Return to David's theory of evolution, theodicy and purposes (Evolution)

by dhw, Saturday, October 26, 2024, 09:06 (26 days ago) @ David Turell

God and possible purposes

DAVID: Note: In the new Roget's Thesaurus, 1978 [dhw: new???] under 'purpose' as noun, verb and adjective, 'reason' is never mentioned! To create a purpose one must primarily develop reason/s. Please rethink your incorrect equivalence.

This is pathetic. Oxford definition of purpose: “The reason for which something is done or created or for which something exists”. Encarta: “Purpose: the reason for which anything is done, created or exists.” Collins: “Purpose: the reason for which something is made or done.” There’s no difference between “God’s reason for creating life was to design humans….” And “God’s purpose for creating life was to design humans.” Please stop playing silly language games. Our subject is God and possible purposes.

DAVID: You raise the issue of God's possible boredom. If omniscient, boredom cannot be an issue.

dhw: If he knows everything, then he knows what boredom is, and he knows how to avoid it.

QUOTE: dhw: I’m sure you’ll agree that your God, who you believe is interested in his creations, would find puppets pretty boring.

DAVID: Exactly!

DAVID: If He knows what is coming He cannot be bored.

So you wouldn’t get bored reading the same book a thousand times. Please explain why you agreed that God would find puppets pretty boring.

Another quote:

DAVID: That God did not want a boring Garden of Eden for us, is a reasonable guess.

It’s equally reasonable to guess that he did not want a boring Eden for himself. He clearly knows all about boredom.

DAVID: It is you who constantly present a God who must experiment, needs entertainment from a free-for-all, a very humanized form of God.

dhw: As usual, you have left out the possible purposes YOU have offered for your God’s creation of life and of humans: enjoyment, interest, a relationship, recognition, worship... I do not present a “must” or a “need”. Enjoyment of creation, and interest in his creations, a love of new discoveries, experiments in order to achieve a particular goal – none of these are more “humanized” or “needy” than your own list of possibilities.

DAVID: Only if they fully exist for Him is He then human.

No idea what this means.
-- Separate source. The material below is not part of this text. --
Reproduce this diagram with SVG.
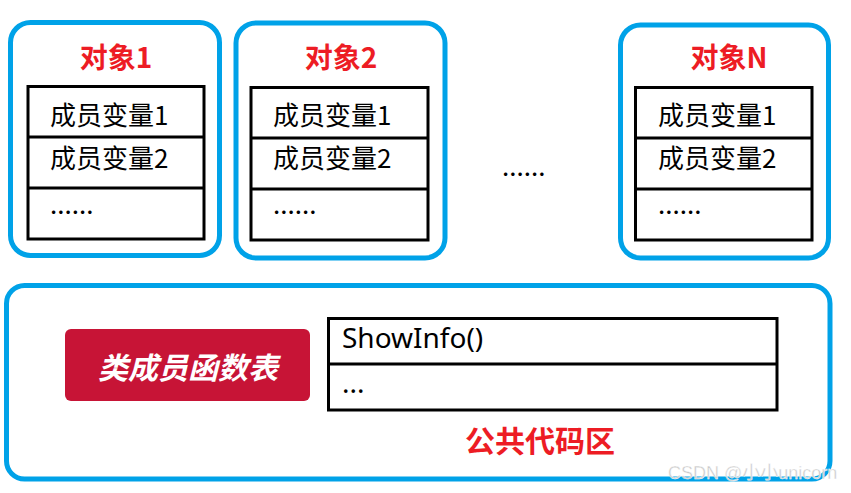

Either he wants to be worshipped or he doesn’t, enjoys creating or doesn’t. And nothing on this list will make him human.

DAVID: When we say God loves us we do not know if that is true.

dhw: We do not eVen know if his existence is “true”, let alone the various theories we have about him. But if I say it is possible that God loves us, will you moan and groan that he can’t possibly do so, because love would “humanize” him?

DAVID: You've hit the issue, can God have emotions? Unknown.

Does God exist? Unknown. But you believe he does, had one purpose (us), and might have had various purposes for creating us. And you think they’re all possible (God possibly/probably has thought patterns like ours) except when I agree that they’re all possible, and then you say they are not possible (“God is not human in any way”).

DAVID: When I add He is selfless I mean these creations do not satisfy His own self-gratifications, which do not exist.

dhw: How do you know that all your previous theories were wrong? Do you prefer the possibility of an emotionless zombie to a God who might possibly love us? (Let us remember that your starting point is always what you wish for.)

DAVID: Whether God has emotions or not is unknown. I suspect He does.

How do you know that he has no desire for self-gratification?

99.9% v 0.1%

DAVID: NOT each extinction! An overall view of all of evolution is Raup's statement in his book.

dhw: You wrote: “His study was to explain why extinctions happened as a necessary part of evolution. […] Well-adapted species suddenly were unprepared for new circumstances. The losses cumulatively were 99.9% with 0.1% as survivors.” What is "cumulative" if it's not the losses from all the extinctions? And how in heaven’s name do you come to interpret this as meaning that each survivor was the child of 99 sets of parents from different species?

DAVID: The bold is a nutty interpretation of my thoughts. I go back to mice-like folks with dinosaurs.

Your thoughts were explicit: “The 99.9% produced the surviving 0.1%.” “The 0.1% survivors are the progeny of the 99.9%.” So 696 different species of dinosaur which had no descendants nevertheless gave birth to the “mice-like folks” who survived Chixculub.

DAVID: "Direct" descent is those living now as existing organisms. That is why I agree I am from 0.1% surviving. But I can trace my ancestors back to 1750 AD in Serpic, Poland. Under your terms aren't they part of the 99.9%?

dhw: They were the same species as you! Of course all the mummies and daddies of the same species die, and their children die, and their children’s children die! We are discussing EVOLUTION not genealogy!!!

DAVID: Overall evolutionary statistics for all time. 99.9% extinct produced 0.1% surviving.

Thank you for abandoning your genealogy. No thanks for ignoring your misrepresentation of Raup, and for insisting that for 3.8 billion years, the 0.1% of survivors have each had an average of 99.9 different species of mummies and daddies.